The above description shows that the detritiation device and process according to the invention have in particular at least one of the following advantages:

- lower or even zero production of tritiated water,
- immediate recovering of the tritium contained in the wastes,
- improved detritiation efficiency: the ratio between the initial tritium content and the final tritium content can be between 1000 and more than 10000, depending on the nature of the materials and the initial activity.

Claims

1. Detritiation device comprising:

i) a furnace (1) for melting tritiated wastes comprising:

a crucible (10) for receiving the tritiated wastes;

a bubbling device for introducing a hydrogenated bubbling gas into said crucible (10) during the melting and treatment of the tritiated wastes in said furnace (1); and

ii) a catalytic four-pole membrane reactor (2) for the treatment of the gases originating from the melting and treatment of the tritiated wastes in said furnace (1), comprising a membrane (20) to separate two gas flows, said membrane (20) being permeable to isotopes of hydrogen.

2. Detritiation device according to the previous claim, said membrane (2) being made from a palladium and silver alloy.

3. Detritiation device according to claim 1, said furnace (1) being an induction furnace.

4. Detritiation device according to claim 3, said crucible (10) being made from a magnetic material and segmented to minimize the currents induced in said crucible (10) at the time of heating the furnace (1).

5. Detritiation device according to claim 1, further comprising a cooling device to cool said crucible (10).

6. Detritiation device according to claim 1, said bubbling device comprising a nozzle (102) in the bottom of said crucible (10) for introducing the hydrogenated bubbling gas into said crucible (10).

7. Detritiation device according to claim 1, further comprising a pump (3) for circulation of a vector gas in said detritiation device between said furnace (1) and said catalytic membrane reactor (2).

8. Detritiation process comprising the steps of:

loading a crucible (10) furnace (1) with a batch of tritiated wastes;

heating the furnace (1) to melt the tritiated wastes in said crucible (10);

bubbling the melting tritiated wastes by introducing a hydrogenated bubbling gas into said crucible (10); and

circulating a vector gas between said furnace (1) and a catalytic membrane reactor (2) for entrainment of the tritiated gases produced during the melting and treatment of the tritiated wastes, and the treatment of the tritiated gases that comprises an isotopic exchange through the membrane (20) of said catalytic membrane reactor (2).

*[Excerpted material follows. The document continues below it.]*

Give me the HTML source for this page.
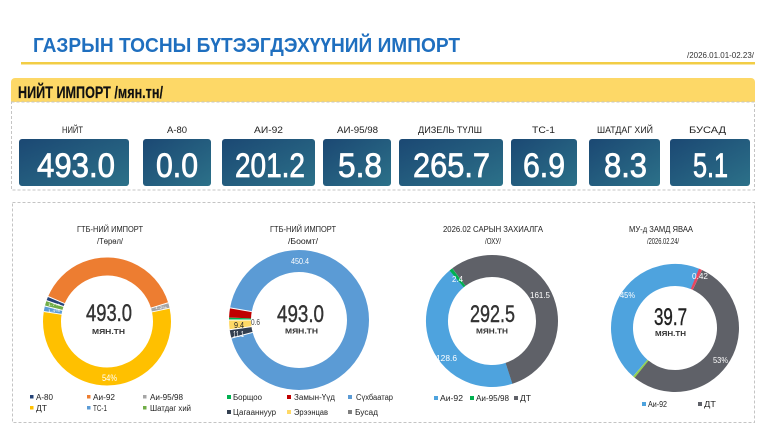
<!DOCTYPE html>
<html><head><meta charset="utf-8"><style>
html,body{margin:0;padding:0;background:#fff;}
svg{display:block;font-family:"Liberation Sans","DejaVu Sans",sans-serif;}
</style></head><body>
<svg width="768" height="432" viewBox="0 0 768 432" xmlns="http://www.w3.org/2000/svg">
<defs>
<linearGradient id="g" x1="0" y1="0" x2="1" y2="1">
<stop offset="0" stop-color="#1b4873"/><stop offset="1" stop-color="#2c7189"/>
</linearGradient>
</defs>
<rect width="768" height="432" fill="#fff"/>
<!-- title -->
<text x="33" y="52" font-size="20" font-weight="bold" fill="#1f6fbf" textLength="427" lengthAdjust="spacingAndGlyphs">ГАЗРЫН ТОСНЫ БҮТЭЭГДЭХҮҮНИЙ ИМПОРТ</text>
<text x="687" y="58" font-size="8.5" fill="#333" textLength="67" lengthAdjust="spacingAndGlyphs">/2026.01.01-02.23/</text>
<rect x="21" y="62" width="734" height="2.5" fill="#f2cd45"/>
<!-- header bar -->
<path d="M11,102 V82 a4,4 0 0 1 4,-4 H751 a4,4 0 0 1 4,4 V102 Z" fill="#fdd867"/>
<text x="18" y="98" font-size="17" font-weight="bold" fill="#111" stroke="#111" stroke-width="0.2" textLength="145" lengthAdjust="spacingAndGlyphs">НИЙТ ИМПОРТ /мян.тн/</text>
<rect x="11.5" y="102" width="743" height="88" fill="none" stroke="#c4c4c4" stroke-width="1" stroke-dasharray="3,2"/>
<!-- KPI labels -->
<g font-size="9" fill="#222">
<text x="62" y="133" textLength="21" lengthAdjust="spacingAndGlyphs">НИЙТ</text>
<text x="167" y="133" textLength="20" lengthAdjust="spacingAndGlyphs">А-80</text>
<text x="254" y="133" textLength="29" lengthAdjust="spacingAndGlyphs">АИ-92</text>
<text x="337" y="133" textLength="41" lengthAdjust="spacingAndGlyphs">АИ-95/98</text>
<text x="418" y="133" textLength="64" lengthAdjust="spacingAndGlyphs">ДИЗЕЛЬ ТҮЛШ</text>
<text x="532" y="133" textLength="23" lengthAdjust="spacingAndGlyphs">ТС-1</text>
<text x="597" y="133" textLength="56" lengthAdjust="spacingAndGlyphs">ШАТДАГ ХИЙ</text>
<text x="689" y="133" textLength="37" lengthAdjust="spacingAndGlyphs">БУСАД</text>
</g>
<!-- KPI boxes -->
<g fill="url(#g)">
<rect x="19" y="139" width="110" height="47" rx="3"/>
<rect x="143" y="139" width="68" height="47" rx="3"/>
<rect x="222" y="139" width="93" height="47" rx="3"/>
<rect x="323" y="139" width="68" height="47" rx="3"/>
<rect x="399" y="139" width="104" height="47" rx="3"/>
<rect x="511" y="139" width="66" height="47" rx="3"/>
<rect x="589" y="139" width="71" height="47" rx="3"/>
<rect x="670" y="139" width="80" height="47" rx="3"/>
</g>
<g font-size="34" fill="#fff" stroke="#fff" stroke-width="0.8">
<text x="37" y="177" textLength="78" lengthAdjust="spacingAndGlyphs">493.0</text>
<text x="156" y="177" textLength="42" lengthAdjust="spacingAndGlyphs">0.0</text>
<text x="235" y="177" textLength="70" lengthAdjust="spacingAndGlyphs">201.2</text>
<text x="338" y="177" textLength="44" lengthAdjust="spacingAndGlyphs">5.8</text>
<text x="413" y="177" textLength="77" lengthAdjust="spacingAndGlyphs">265.7</text>
<text x="523" y="177" textLength="42" lengthAdjust="spacingAndGlyphs">6.9</text>
<text x="604" y="177" textLength="43" lengthAdjust="spacingAndGlyphs">8.3</text>
<text x="693" y="177" textLength="35" lengthAdjust="spacingAndGlyphs">5.1</text>
</g>
<!-- lower panel -->
<rect x="12.5" y="202.5" width="742" height="220" fill="none" stroke="#c4c4c4" stroke-width="1" stroke-dasharray="3,2"/>

<!-- Donut 1 -->
<g font-size="8.5" fill="#222">
<text x="77" y="232" textLength="66" lengthAdjust="spacingAndGlyphs">ГТБ-НИЙ ИМПОРТ</text>
<text x="97" y="244" textLength="26" lengthAdjust="spacingAndGlyphs">/Төрөл/</text>
</g>
<g fill="none" stroke-width="18">
<circle cx="107" cy="321.5" r="55" stroke="#ed7d31" stroke-dasharray="134.39 400" transform="rotate(203 107 321.5)"/>
<circle cx="107" cy="321.5" r="55" stroke="#a5a5a5" stroke-dasharray="4.80 400" transform="rotate(-17 107 321.5)"/>
<circle cx="107" cy="321.5" r="55" stroke="#ffc000" stroke-dasharray="192.95 400" transform="rotate(-12 107 321.5)"/>
<circle cx="107" cy="321.5" r="55" stroke="#5b9bd5" stroke-dasharray="4.80 400" transform="rotate(189 107 321.5)"/>
<circle cx="107" cy="321.5" r="55" stroke="#70ad47" stroke-dasharray="4.80 400" transform="rotate(194 107 321.5)"/>
<circle cx="107" cy="321.5" r="55" stroke="#264478" stroke-dasharray="3.84 400" transform="rotate(199 107 321.5)"/>
</g>
<g stroke="#fff" stroke-width="1">
<line x1="150.99" y1="308.05" x2="168.20" y2="302.79"/>
<line x1="151.99" y1="311.94" x2="169.60" y2="308.19"/>
<line x1="61.57" y1="314.31" x2="43.79" y2="311.49"/>
<line x1="62.37" y1="310.37" x2="44.90" y2="306.02"/>
<line x1="63.51" y1="306.52" x2="46.49" y2="300.66"/>
<line x1="64.66" y1="303.53" x2="48.09" y2="296.50"/>
</g>
<g font-size="4" fill="#fff">
<text x="48" y="306" textLength="12" lengthAdjust="spacingAndGlyphs">1.7%</text>
<text x="48" y="312" textLength="12" lengthAdjust="spacingAndGlyphs">1.4%</text>
<text x="155" y="309" textLength="12" lengthAdjust="spacingAndGlyphs">1.2%</text>
</g>
<text x="102" y="381" font-size="9" fill="#fff" textLength="15" lengthAdjust="spacingAndGlyphs">54%</text>
<text x="86" y="321" font-size="24" fill="#333" stroke="#333" stroke-width="0.4" textLength="46" lengthAdjust="spacingAndGlyphs">493.0</text>
<text x="92" y="334" font-size="7.5" font-weight="bold" fill="#333" textLength="33" lengthAdjust="spacingAndGlyphs">МЯН.ТН</text>
<g font-size="8" fill="#222">
<rect x="30" y="395" width="3.5" height="3.5" fill="#264478"/><text x="36" y="400" textLength="17" lengthAdjust="spacingAndGlyphs">А-80</text>
<rect x="87" y="395" width="3.5" height="3.5" fill="#ed7d31"/><text x="93" y="400" textLength="22" lengthAdjust="spacingAndGlyphs">Аи-92</text>
<rect x="143" y="395" width="3.5" height="3.5" fill="#a5a5a5"/><text x="150" y="400" textLength="33" lengthAdjust="spacingAndGlyphs">Аи-95/98</text>
<rect x="30" y="406" width="3.5" height="3.5" fill="#ffc000"/><text x="36" y="411" textLength="11" lengthAdjust="spacingAndGlyphs">ДТ</text>
<rect x="87" y="406" width="3.5" height="3.5" fill="#5b9bd5"/><text x="93" y="411" textLength="14" lengthAdjust="spacingAndGlyphs">ТС-1</text>
<rect x="143" y="406" width="3.5" height="3.5" fill="#70ad47"/><text x="150" y="411" textLength="41" lengthAdjust="spacingAndGlyphs">Шатдаг хий</text>
</g>

<!-- Donut 2 -->
<g font-size="8.5" fill="#222">
<text x="270" y="232" textLength="66" lengthAdjust="spacingAndGlyphs">ГТБ-НИЙ ИМПОРТ</text>
<text x="288" y="244" textLength="30" lengthAdjust="spacingAndGlyphs">/Боомт/</text>
</g>
<g fill="none" stroke-width="22">
<circle cx="299" cy="320" r="59" stroke="#5b9bd5" stroke-dasharray="344.97 400" transform="rotate(190 299 320)"/>
<circle cx="299" cy="320" r="59" stroke="#333f50" stroke-dasharray="7.21 400" transform="rotate(165 299 320)"/>
<circle cx="299" cy="320" r="59" stroke="#ffd966" stroke-dasharray="8.24 400" transform="rotate(172 299 320)"/>
<circle cx="299" cy="320" r="59" stroke="#00b050" stroke-dasharray="2.06 400" transform="rotate(180 299 320)"/>
<circle cx="299" cy="320" r="59" stroke="#c00000" stroke-dasharray="8.24 400" transform="rotate(182 299 320)"/>
</g>
<g stroke="#fff" stroke-width="1">
<line x1="252.64" y1="332.42" x2="231.39" y2="338.12"/>
<line x1="251.47" y1="326.68" x2="229.68" y2="329.74"/>
<line x1="251" y1="320" x2="229" y2="320"/>
<line x1="251.73" y1="311.67" x2="230.06" y2="307.85"/>
</g>
<text x="291" y="264" font-size="8.5" fill="#fff" textLength="18" lengthAdjust="spacingAndGlyphs">450.4</text>
<text x="251" y="325" font-size="8" fill="#444" textLength="9" lengthAdjust="spacingAndGlyphs">0.6</text>
<text x="234" y="328" font-size="8" fill="#222" textLength="10" lengthAdjust="spacingAndGlyphs">9.4</text>
<text x="233" y="337" font-size="8" fill="#fff" textLength="11" lengthAdjust="spacingAndGlyphs">11.1</text>
<text x="277" y="322" font-size="24" fill="#333" stroke="#333" stroke-width="0.4" textLength="47" lengthAdjust="spacingAndGlyphs">493.0</text>
<text x="285" y="333.5" font-size="7.5" font-weight="bold" fill="#333" textLength="33" lengthAdjust="spacingAndGlyphs">МЯН.ТН</text>
<g font-size="8" fill="#222">
<rect x="227" y="395" width="4" height="4" fill="#00b050"/><text x="233" y="400" textLength="29" lengthAdjust="spacingAndGlyphs">Борщоо</text>
<rect x="287" y="395" width="4" height="4" fill="#c00000"/><text x="294" y="400" textLength="41" lengthAdjust="spacingAndGlyphs">Замын-Үүд</text>
<rect x="348" y="395" width="4" height="4" fill="#5b9bd5"/><text x="356" y="400" textLength="37" lengthAdjust="spacingAndGlyphs">Сүхбаатар</text>
<rect x="227" y="410" width="4" height="4" fill="#333f50"/><text x="233" y="415" textLength="43" lengthAdjust="spacingAndGlyphs">Цагааннуур</text>
<rect x="287" y="410" width="4" height="4" fill="#ffd966"/><text x="294" y="415" textLength="34" lengthAdjust="spacingAndGlyphs">Эрээнцав</text>
<rect x="348" y="410" width="4" height="4" fill="#7f7f7f"/><text x="355" y="415" textLength="23" lengthAdjust="spacingAndGlyphs">Бусад</text>
</g>

<!-- Donut 3 -->
<g font-size="8.5" fill="#222">
<text x="443" y="232" textLength="100" lengthAdjust="spacingAndGlyphs">2026.02 САРЫН ЗАХИАЛГА</text>
<text x="485" y="244" textLength="16" lengthAdjust="spacingAndGlyphs">/ОХУ/</text>
</g>
<g fill="none" stroke-width="22">
<circle cx="492" cy="321" r="55" stroke="#5f6168" stroke-dasharray="191.03 400" transform="rotate(233 492 321)"/>
<circle cx="492" cy="321" r="55" stroke="#4ea3de" stroke-dasharray="151.67 400" transform="rotate(72 492 321)"/>
<circle cx="492" cy="321" r="55" stroke="#00b050" stroke-dasharray="2.88 400" transform="rotate(230 492 321)"/>
</g>
<text x="452" y="282" font-size="8" fill="#fff" textLength="11" lengthAdjust="spacingAndGlyphs">2.4</text>
<text x="530" y="298" font-size="8.5" fill="#fff" textLength="20" lengthAdjust="spacingAndGlyphs">161.5</text>
<text x="436" y="361" font-size="8.5" fill="#fff" textLength="21" lengthAdjust="spacingAndGlyphs">128.6</text>
<text x="470" y="322" font-size="24" fill="#333" stroke="#333" stroke-width="0.4" textLength="45" lengthAdjust="spacingAndGlyphs">292.5</text>
<text x="476" y="333.5" font-size="7.5" font-weight="bold" fill="#333" textLength="32" lengthAdjust="spacingAndGlyphs">МЯН.ТН</text>
<g font-size="8" fill="#222">
<rect x="434" y="396" width="4" height="4" fill="#4ea3de"/><text x="440" y="401" textLength="23" lengthAdjust="spacingAndGlyphs">Аи-92</text>
<rect x="470" y="396" width="4" height="4" fill="#00b050"/><text x="476" y="401" textLength="33" lengthAdjust="spacingAndGlyphs">Аи-95/98</text>
<rect x="514" y="396" width="4" height="4" fill="#5f6168"/><text x="520" y="401" textLength="11" lengthAdjust="spacingAndGlyphs">ДТ</text>
</g>

<!-- Donut 4 -->
<g font-size="8.5" fill="#222">
<text x="629" y="232" textLength="64" lengthAdjust="spacingAndGlyphs">МУ-д ЗАМД ЯВАА</text>
<text x="647" y="244" textLength="32" lengthAdjust="spacingAndGlyphs">/2026.02.24/</text>
</g>
<g fill="none" stroke-width="22">
<circle cx="675" cy="328" r="53" stroke="#4ea3de" stroke-dasharray="148.93 400" transform="rotate(131 675 328)"/>
<circle cx="675" cy="328" r="53" stroke="#5f6168" stroke-dasharray="179.46 400" transform="rotate(-65 675 328)"/>
<circle cx="675" cy="328" r="53" stroke="#e8475f" stroke-dasharray="2.78 400" transform="rotate(-68 675 328)"/>
<circle cx="675" cy="328" r="53" stroke="#92d050" stroke-dasharray="1.85 400" transform="rotate(129 675 328)"/>
</g>
<text x="692" y="279" font-size="8" fill="#fff" textLength="16" lengthAdjust="spacingAndGlyphs">0.42</text>
<text x="620" y="298" font-size="8.5" fill="#fff" textLength="15" lengthAdjust="spacingAndGlyphs">45%</text>
<text x="713" y="363" font-size="8.5" fill="#fff" textLength="15" lengthAdjust="spacingAndGlyphs">53%</text>
<text x="654" y="325" font-size="24" fill="#222" stroke="#222" stroke-width="0.4" textLength="33" lengthAdjust="spacingAndGlyphs">39.7</text>
<text x="655" y="336" font-size="7.5" font-weight="bold" fill="#333" textLength="31" lengthAdjust="spacingAndGlyphs">МЯН.ТН</text>
<g font-size="8" fill="#222">
<rect x="642" y="402" width="4" height="4" fill="#4ea3de"/><text x="648" y="407" textLength="19" lengthAdjust="spacingAndGlyphs">Аи-92</text>
<rect x="698" y="402" width="4" height="4" fill="#5f6168"/><text x="704" y="407" textLength="12" lengthAdjust="spacingAndGlyphs">ДТ</text>
</g>
</svg>
</body></html>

9. Process according to claim 8, further comprising introducing a hydrogen H₂flow in the direction opposite to the tritiated gases flow in said catalytic membrane reactor (2) and recovering tritium in the gas phase.

10. Process according to claim 8, further comprising discharging of the batch of wastes treated outside the furnace (1).

11. Process according to claim 8, comprising a catalytic four-pole membrane reactor (2).